------ DATA EXCERPT ------
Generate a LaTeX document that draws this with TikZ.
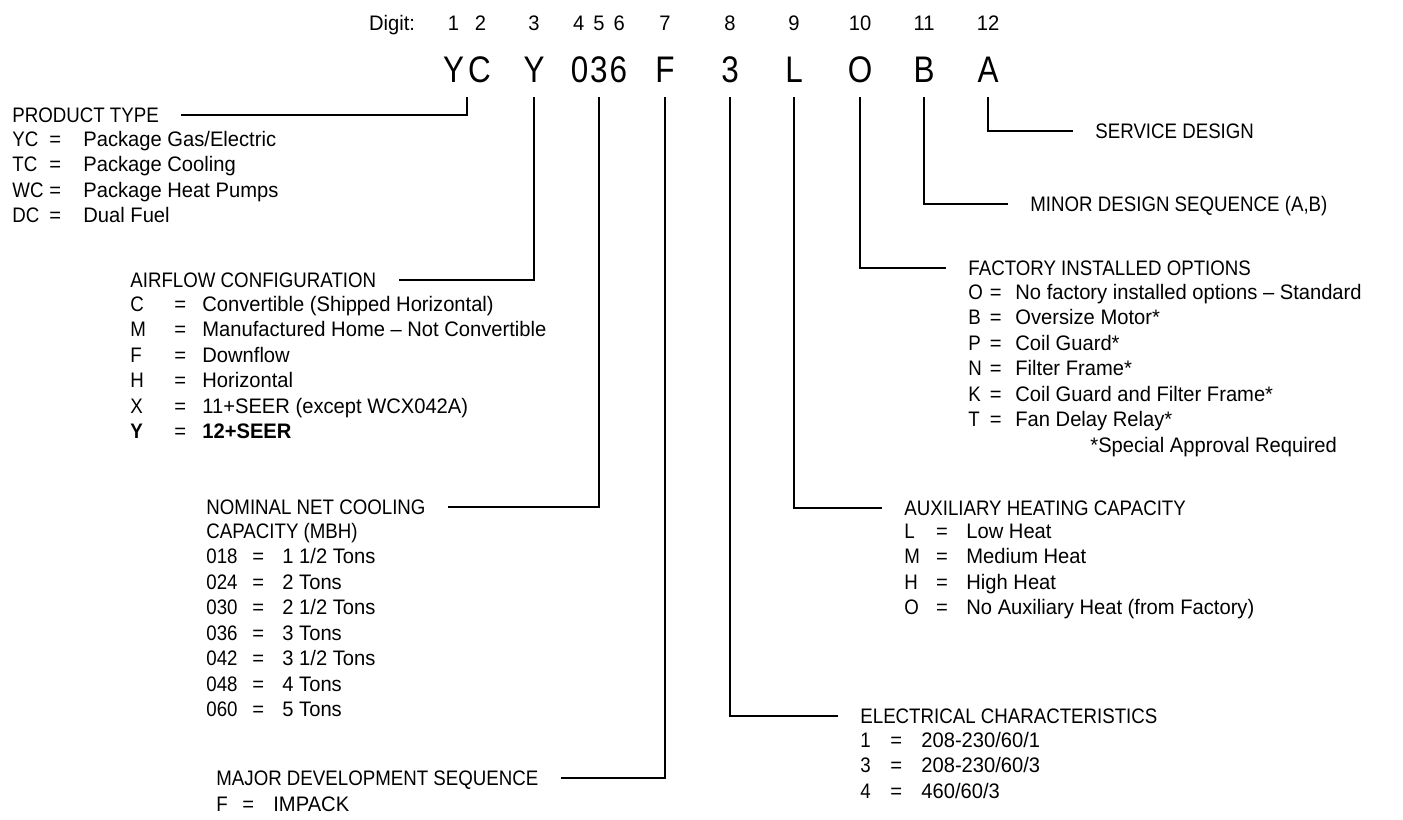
\documentclass[tikz,border=0pt]{standalone}
\usepackage{fontspec}
\setmainfont{Liberation Sans}[FakeStretch=0.96]
\newfontfamily\capsfont{Liberation Sans}[FakeStretch=0.89]
\newfontfamily\codefont{Liberation Sans}[FakeStretch=0.85]
\usetikzlibrary{positioning}

\newlength{\codewd}
\newlength{\eqwd}
\newcommand{\kv}[2]{\makebox[\codewd][l]{\capsfont #1}\makebox[\eqwd][l]{=}#2}

\begin{document}
\begin{tikzpicture}[
		x=0.5pt, y=-0.5pt,
		letter/.style={inner sep=0pt, anchor=base, text height=13.2pt, text depth=0pt, font=\codefont\fontsize{18.5}{20}\selectfont},
		digit/.style={inner sep=0pt, text height=7.6pt, text depth=0pt, font=\fontsize{10.5}{12.75}\selectfont},
		heading/.style={inner sep=0pt, anchor=base west, text height=7.5pt, text depth=0pt, font=\capsfont\fontsize{10.5}{12.75}\selectfont},
		list/.style={inner sep=0pt, align=left, font=\fontsize{10.5}{12.75}\selectfont, execute at begin node=\strut},
		cols/.style 2 args={execute at begin node={\setlength{\codewd}{#1}\setlength{\eqwd}{#2}}},
		leader/.style={line width=0.8pt, shorten <=7.5pt, shorten >=11pt}
		]
		
		\path[fill=white] (0,0) rectangle (1403,813);
		
		% Model number
		\node[letter] (cYC) at (467,82) {Y\hspace{2pt}C};
		\node[letter] (cY) at (534,82) {Y};
		\node[letter] (c036) at (599,82) {0\hspace{1pt}3\hspace{1pt}6};
		\node[letter] (cF) at (665,82) {F};
		\node[letter] (c3) at (730,82) {3};
		\node[letter] (cL) at (794,82) {L};
		\node[letter] (cO) at (860,82) {O};
		\node[letter] (cB) at (924,82) {B};
		\node[letter] (cA) at (988,82) {A};
		
		% Digit numbers
		\node[digit, above=12.25pt of cYC] (nYC) {1\hspace{8pt}2};
		\node[digit, left=16pt of nYC] (ndigit) {Digit:};
		\node[digit, above=12.25pt of cY] (nY) {3};
		\node[digit, above=12.25pt of c036] (n036) {4\hspace{4.5pt}5\hspace{4.5pt}6};
		\node[digit, above=12.25pt of cF] (nF) {7};
		\node[digit, above=12.25pt of c3] (n3) {8};
		\node[digit, above=12.25pt of cL] (nL) {9};
		\node[digit, above=12.25pt of cO] (nO) {10};
		\node[digit, above=12.25pt of cB] (nB) {11};
		\node[digit, above=12.25pt of cA] (nA) {12};
		
		% Left groups
		\node[heading] (ptype) at (12,122.5) {PRODUCT TYPE};
		\node[list, cols={18.5pt}{17pt}, below=3.8pt of ptype.south west, anchor=north west] (ptypelist) {\kv{YC}{Package Gas/Electric}\\
			\kv{TC}{Package Cooling}\\
			\kv{WC}{Package Heat Pumps}\\
			\kv{DC}{Dual Fuel}};
		
		\node[heading] (air) at (130,287.5) {AIRFLOW CONFIGURATION};
		\node[list, cols={22pt}{14pt}, below=3.8pt of air.south west, anchor=north west] (airlist) {\kv{C}{Convertible (Shipped Horizontal)}\\
			\kv{M}{Manufactured Home – Not Convertible}\\
			\kv{F}{Downflow}\\
			\kv{H}{Horizontal}\\
			\kv{X}{11+SEER (except WCX042A)}\\
			\kv{\textbf{Y}}{\textbf{12+SEER}}};
		
		\node[heading] (nominal) at (206,514.5) {NOMINAL NET COOLING};
		\node[list, cols={23pt}{15pt}, below=3.8pt of nominal.south west, anchor=north west] (nominallist) {{\capsfont CAPACITY (MBH)}\\
			\kv{018}{1 1/2 Tons}\\
			\kv{024}{2 Tons}\\
			\kv{030}{2 1/2 Tons}\\
			\kv{036}{3 Tons}\\
			\kv{042}{3 1/2 Tons}\\
			\kv{048}{4 Tons}\\
			\kv{060}{5 Tons}};
		
		\node[heading] (major) at (216,785.5) {MAJOR DEVELOPMENT SEQUENCE};
		\node[list, cols={13pt}{15.5pt}, below=3.8pt of major.south west, anchor=north west] (majorlist) {\kv{F}{IMPACK}};
		
		% Right groups
		\node[heading] (service) at (1095,138.5) {SERVICE DESIGN};
		\node[heading] (minor) at (1030,211.5) {MINOR DESIGN SEQUENCE (A,B)};
		
		\node[heading] (factory) at (968,275.5) {FACTORY INSTALLED OPTIONS};
		\node[list, cols={10.75pt}{12.75pt}, below=3.8pt of factory.south west, anchor=north west] (factorylist) {\kv{O}{No factory installed options – Standard}\\
			\kv{B}{Oversize Motor*}\\
			\kv{P}{Coil Guard*}\\
			\kv{N}{Filter Frame*}\\
			\kv{K}{Coil Guard and Filter Frame*}\\
			\kv{T}{Fan Delay Relay*}\\
			\hspace*{61pt}*Special Approval Required};
		
		\node[heading] (aux) at (904,515.5) {AUXILIARY HEATING CAPACITY};
		\node[list, cols={15.8pt}{15.2pt}, below=3.8pt of aux.south west, anchor=north west] (auxlist) {\kv{L}{Low Heat}\\
			\kv{M}{Medium Heat}\\
			\kv{H}{High Heat}\\
			\kv{O}{No Auxiliary Heat (from Factory)}};
		
		\node[heading] (elec) at (860,723.5) {ELECTRICAL CHARACTERISTICS};
		\node[list, cols={15pt}{15.5pt}, below=3.8pt of elec.south west, anchor=north west] (eleclist) {\kv{1}{208-230/60/1}\\
			\kv{3}{208-230/60/3}\\
			\kv{4}{460/60/3}};
		
		% Leaders
		\draw[leader] (cYC.south) |- (ptype.east);
		\draw[leader] (cY.south) |- (air.east);
		\draw[leader] (c036.south) |- (nominal.east);
		\draw[leader] (cF.south) |- (major.east);
		\draw[leader] (c3.south) |- (elec.west);
		\draw[leader] (cL.south) |- (aux.west);
		\draw[leader] (cO.south) |- (factory.west);
		\draw[leader] (cB.south) |- (minor.west);
		\draw[leader] (cA.south) |- (service.west);
		
	\end{tikzpicture}
\end{document}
------
* [TASK INSTRUCTIONS]
Pictures excluded, quote all the data above exactly.

* [EXPECTED ANSWER]
Generate a LaTeX document that draws this with TikZ.
\documentclass[tikz,border=0pt]{standalone}
\usepackage{fontspec}
\setmainfont{Liberation Sans}[FakeStretch=0.96]
\newfontfamily\capsfont{Liberation Sans}[FakeStretch=0.89]
\newfontfamily\codefont{Liberation Sans}[FakeStretch=0.85]
\usetikzlibrary{positioning}

\newlength{\codewd}
\newlength{\eqwd}
\newcommand{\kv}[2]{\makebox[\codewd][l]{\capsfont #1}\makebox[\eqwd][l]{=}#2}

\begin{document}
\begin{tikzpicture}[
		x=0.5pt, y=-0.5pt,
		letter/.style={inner sep=0pt, anchor=base, text height=13.2pt, text depth=0pt, font=\codefont\fontsize{18.5}{20}\selectfont},
		digit/.style={inner sep=0pt, text height=7.6pt, text depth=0pt, font=\fontsize{10.5}{12.75}\selectfont},
		heading/.style={inner sep=0pt, anchor=base west, text height=7.5pt, text depth=0pt, font=\capsfont\fontsize{10.5}{12.75}\selectfont},
		list/.style={inner sep=0pt, align=left, font=\fontsize{10.5}{12.75}\selectfont, execute at begin node=\strut},
		cols/.style 2 args={execute at begin node={\setlength{\codewd}{#1}\setlength{\eqwd}{#2}}},
		leader/.style={line width=0.8pt, shorten <=7.5pt, shorten >=11pt}
		]
		
		\path[fill=white] (0,0) rectangle (1403,813);
		
		% Model number
		\node[letter] (cYC) at (467,82) {Y\hspace{2pt}C};
		\node[letter] (cY) at (534,82) {Y};
		\node[letter] (c036) at (599,82) {0\hspace{1pt}3\hspace{1pt}6};
		\node[letter] (cF) at (665,82) {F};
		\node[letter] (c3) at (730,82) {3};
		\node[letter] (cL) at (794,82) {L};
		\node[letter] (cO) at (860,82) {O};
		\node[letter] (cB) at (924,82) {B};
		\node[letter] (cA) at (988,82) {A};
		
		% Digit numbers
		\node[digit, above=12.25pt of cYC] (nYC) {1\hspace{8pt}2};
		\node[digit, left=16pt of nYC] (ndigit) {Digit:};
		\node[digit, above=12.25pt of cY] (nY) {3};
		\node[digit, above=12.25pt of c036] (n036) {4\hspace{4.5pt}5\hspace{4.5pt}6};
		\node[digit, above=12.25pt of cF] (nF) {7};
		\node[digit, above=12.25pt of c3] (n3) {8};
		\node[digit, above=12.25pt of cL] (nL) {9};
		\node[digit, above=12.25pt of cO] (nO) {10};
		\node[digit, above=12.25pt of cB] (nB) {11};
		\node[digit, above=12.25pt of cA] (nA) {12};
		
		% Left groups
		\node[heading] (ptype) at (12,122.5) {PRODUCT TYPE};
		\node[list, cols={18.5pt}{17pt}, below=3.8pt of ptype.south west, anchor=north west] (ptypelist) {\kv{YC}{Package Gas/Electric}\\
			\kv{TC}{Package Cooling}\\
			\kv{WC}{Package Heat Pumps}\\
			\kv{DC}{Dual Fuel}};
		
		\node[heading] (air) at (130,287.5) {AIRFLOW CONFIGURATION};
		\node[list, cols={22pt}{14pt}, below=3.8pt of air.south west, anchor=north west] (airlist) {\kv{C}{Convertible (Shipped Horizontal)}\\
			\kv{M}{Manufactured Home – Not Convertible}\\
			\kv{F}{Downflow}\\
			\kv{H}{Horizontal}\\
			\kv{X}{11+SEER (except WCX042A)}\\
			\kv{\textbf{Y}}{\textbf{12+SEER}}};
		
		\node[heading] (nominal) at (206,514.5) {NOMINAL NET COOLING};
		\node[list, cols={23pt}{15pt}, below=3.8pt of nominal.south west, anchor=north west] (nominallist) {{\capsfont CAPACITY (MBH)}\\
			\kv{018}{1 1/2 Tons}\\
			\kv{024}{2 Tons}\\
			\kv{030}{2 1/2 Tons}\\
			\kv{036}{3 Tons}\\
			\kv{042}{3 1/2 Tons}\\
			\kv{048}{4 Tons}\\
			\kv{060}{5 Tons}};
		
		\node[heading] (major) at (216,785.5) {MAJOR DEVELOPMENT SEQUENCE};
		\node[list, cols={13pt}{15.5pt}, below=3.8pt of major.south west, anchor=north west] (majorlist) {\kv{F}{IMPACK}};
		
		% Right groups
		\node[heading] (service) at (1095,138.5) {SERVICE DESIGN};
		\node[heading] (minor) at (1030,211.5) {MINOR DESIGN SEQUENCE (A,B)};
		
		\node[heading] (factory) at (968,275.5) {FACTORY INSTALLED OPTIONS};
		\node[list, cols={10.75pt}{12.75pt}, below=3.8pt of factory.south west, anchor=north west] (factorylist) {\kv{O}{No factory installed options – Standard}\\
			\kv{B}{Oversize Motor*}\\
			\kv{P}{Coil Guard*}\\
			\kv{N}{Filter Frame*}\\
			\kv{K}{Coil Guard and Filter Frame*}\\
			\kv{T}{Fan Delay Relay*}\\
			\hspace*{61pt}*Special Approval Required};
		
		\node[heading] (aux) at (904,515.5) {AUXILIARY HEATING CAPACITY};
		\node[list, cols={15.8pt}{15.2pt}, below=3.8pt of aux.south west, anchor=north west] (auxlist) {\kv{L}{Low Heat}\\
			\kv{M}{Medium Heat}\\
			\kv{H}{High Heat}\\
			\kv{O}{No Auxiliary Heat (from Factory)}};
		
		\node[heading] (elec) at (860,723.5) {ELECTRICAL CHARACTERISTICS};
		\node[list, cols={15pt}{15.5pt}, below=3.8pt of elec.south west, anchor=north west] (eleclist) {\kv{1}{208-230/60/1}\\
			\kv{3}{208-230/60/3}\\
			\kv{4}{460/60/3}};
		
		% Leaders
		\draw[leader] (cYC.south) |- (ptype.east);
		\draw[leader] (cY.south) |- (air.east);
		\draw[leader] (c036.south) |- (nominal.east);
		\draw[leader] (cF.south) |- (major.east);
		\draw[leader] (c3.south) |- (elec.west);
		\draw[leader] (cL.south) |- (aux.west);
		\draw[leader] (cO.south) |- (factory.west);
		\draw[leader] (cB.south) |- (minor.west);
		\draw[leader] (cA.south) |- (service.west);
		
	\end{tikzpicture}
\end{document}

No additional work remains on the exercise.